Exercise data:
################
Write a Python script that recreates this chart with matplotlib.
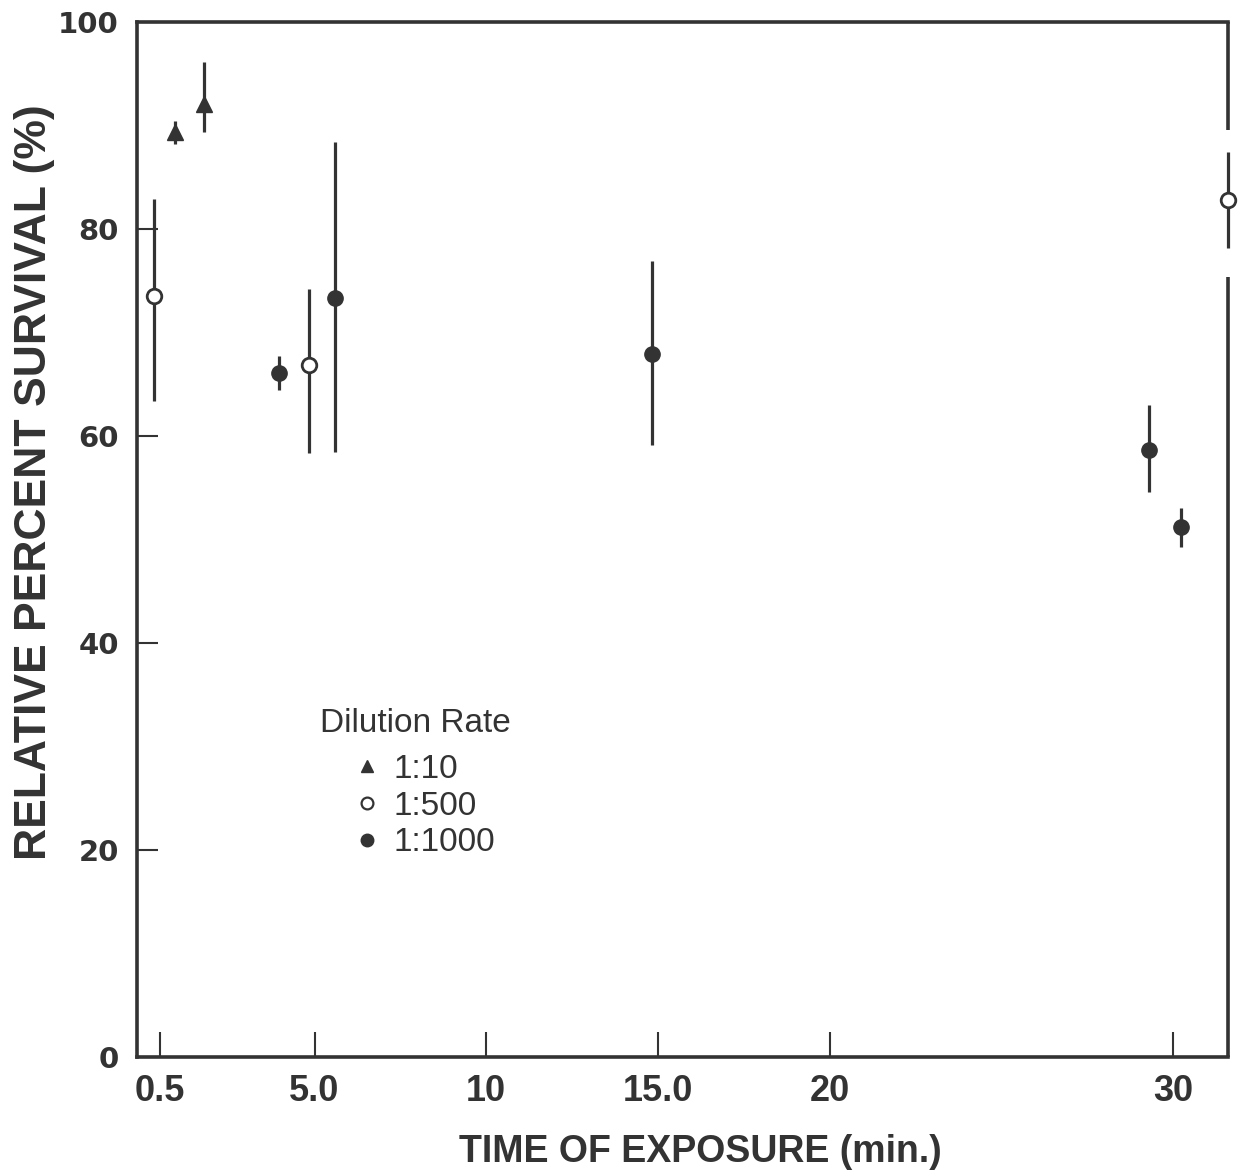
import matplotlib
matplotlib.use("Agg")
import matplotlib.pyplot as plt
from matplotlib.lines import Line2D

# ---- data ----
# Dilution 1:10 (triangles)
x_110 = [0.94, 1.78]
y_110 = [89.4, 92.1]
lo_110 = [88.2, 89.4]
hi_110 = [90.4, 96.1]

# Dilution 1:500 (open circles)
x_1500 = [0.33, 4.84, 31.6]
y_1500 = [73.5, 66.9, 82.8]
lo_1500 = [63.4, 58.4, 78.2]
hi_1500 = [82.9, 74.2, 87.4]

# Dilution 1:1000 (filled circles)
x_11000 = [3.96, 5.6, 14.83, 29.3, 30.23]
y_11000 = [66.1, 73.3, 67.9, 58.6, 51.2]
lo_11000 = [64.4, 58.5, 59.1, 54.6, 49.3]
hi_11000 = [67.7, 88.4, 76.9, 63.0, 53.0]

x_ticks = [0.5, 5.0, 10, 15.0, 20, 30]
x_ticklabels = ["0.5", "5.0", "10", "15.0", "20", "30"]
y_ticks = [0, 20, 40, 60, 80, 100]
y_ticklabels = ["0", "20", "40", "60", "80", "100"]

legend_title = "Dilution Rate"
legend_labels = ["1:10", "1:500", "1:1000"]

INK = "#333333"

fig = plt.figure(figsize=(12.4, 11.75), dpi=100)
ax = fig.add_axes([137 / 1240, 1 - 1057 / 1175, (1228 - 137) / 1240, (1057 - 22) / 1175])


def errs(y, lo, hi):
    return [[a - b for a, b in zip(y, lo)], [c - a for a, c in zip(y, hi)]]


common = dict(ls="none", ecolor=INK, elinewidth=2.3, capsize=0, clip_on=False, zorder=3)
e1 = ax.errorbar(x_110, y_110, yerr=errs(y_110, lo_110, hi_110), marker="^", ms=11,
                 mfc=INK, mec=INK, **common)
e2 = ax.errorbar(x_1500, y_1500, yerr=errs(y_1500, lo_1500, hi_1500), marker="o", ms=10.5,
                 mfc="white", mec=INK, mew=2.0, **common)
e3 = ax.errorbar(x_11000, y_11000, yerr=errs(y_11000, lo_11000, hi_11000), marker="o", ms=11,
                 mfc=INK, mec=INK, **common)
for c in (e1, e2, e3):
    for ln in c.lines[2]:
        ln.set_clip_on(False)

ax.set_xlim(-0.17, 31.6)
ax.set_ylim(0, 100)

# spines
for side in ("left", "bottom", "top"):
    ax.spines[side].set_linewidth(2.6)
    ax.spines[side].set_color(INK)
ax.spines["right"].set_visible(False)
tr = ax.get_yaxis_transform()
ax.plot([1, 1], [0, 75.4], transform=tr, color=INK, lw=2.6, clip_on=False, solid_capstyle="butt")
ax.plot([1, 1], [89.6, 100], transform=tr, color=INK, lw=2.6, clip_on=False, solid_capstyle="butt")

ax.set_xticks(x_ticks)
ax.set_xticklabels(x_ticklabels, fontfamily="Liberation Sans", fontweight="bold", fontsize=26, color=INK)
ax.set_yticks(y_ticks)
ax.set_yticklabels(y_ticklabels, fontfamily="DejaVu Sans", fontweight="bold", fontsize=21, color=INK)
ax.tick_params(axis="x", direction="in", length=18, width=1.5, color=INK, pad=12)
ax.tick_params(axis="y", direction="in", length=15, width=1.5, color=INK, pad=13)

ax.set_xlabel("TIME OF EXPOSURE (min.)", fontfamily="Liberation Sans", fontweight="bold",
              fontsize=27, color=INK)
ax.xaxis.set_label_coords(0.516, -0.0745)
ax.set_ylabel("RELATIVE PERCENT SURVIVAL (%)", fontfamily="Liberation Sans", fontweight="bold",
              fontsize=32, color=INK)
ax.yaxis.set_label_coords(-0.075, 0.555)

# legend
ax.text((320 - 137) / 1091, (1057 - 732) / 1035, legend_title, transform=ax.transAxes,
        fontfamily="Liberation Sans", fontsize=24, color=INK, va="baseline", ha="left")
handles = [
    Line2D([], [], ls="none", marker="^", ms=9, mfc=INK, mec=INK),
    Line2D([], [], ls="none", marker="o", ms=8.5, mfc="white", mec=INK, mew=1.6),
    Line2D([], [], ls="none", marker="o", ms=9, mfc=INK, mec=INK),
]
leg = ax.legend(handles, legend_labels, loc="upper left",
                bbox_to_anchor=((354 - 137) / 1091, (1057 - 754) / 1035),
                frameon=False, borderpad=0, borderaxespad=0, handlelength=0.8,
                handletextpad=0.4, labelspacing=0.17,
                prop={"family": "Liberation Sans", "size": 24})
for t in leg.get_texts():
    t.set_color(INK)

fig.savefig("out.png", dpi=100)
################
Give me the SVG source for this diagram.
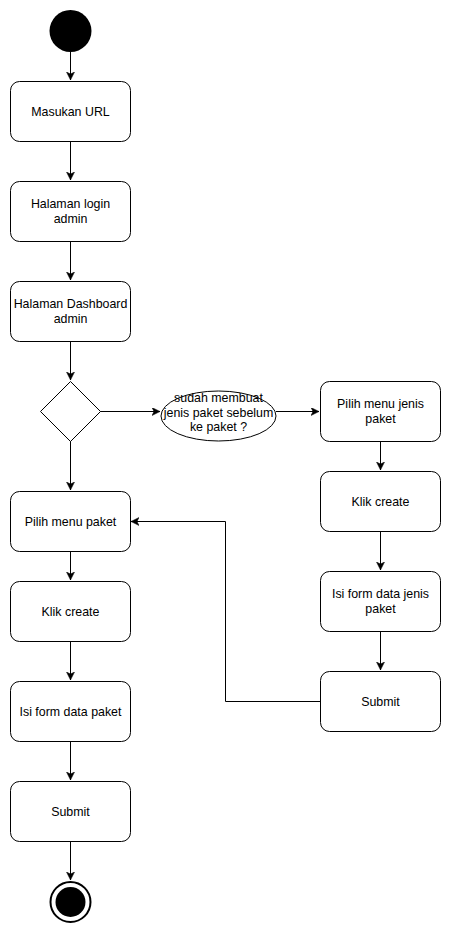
################
Exercise:
All lines above from the one containing "Write a Python" through the one containing "hi_110 = [90.4, 96.1]" are to be quoted exactly, and only those; pictures are left out.

Task response:
Write a Python script that recreates this chart with matplotlib.
import matplotlib
matplotlib.use("Agg")
import matplotlib.pyplot as plt
from matplotlib.lines import Line2D

# ---- data ----
# Dilution 1:10 (triangles)
x_110 = [0.94, 1.78]
y_110 = [89.4, 92.1]
lo_110 = [88.2, 89.4]
hi_110 = [90.4, 96.1]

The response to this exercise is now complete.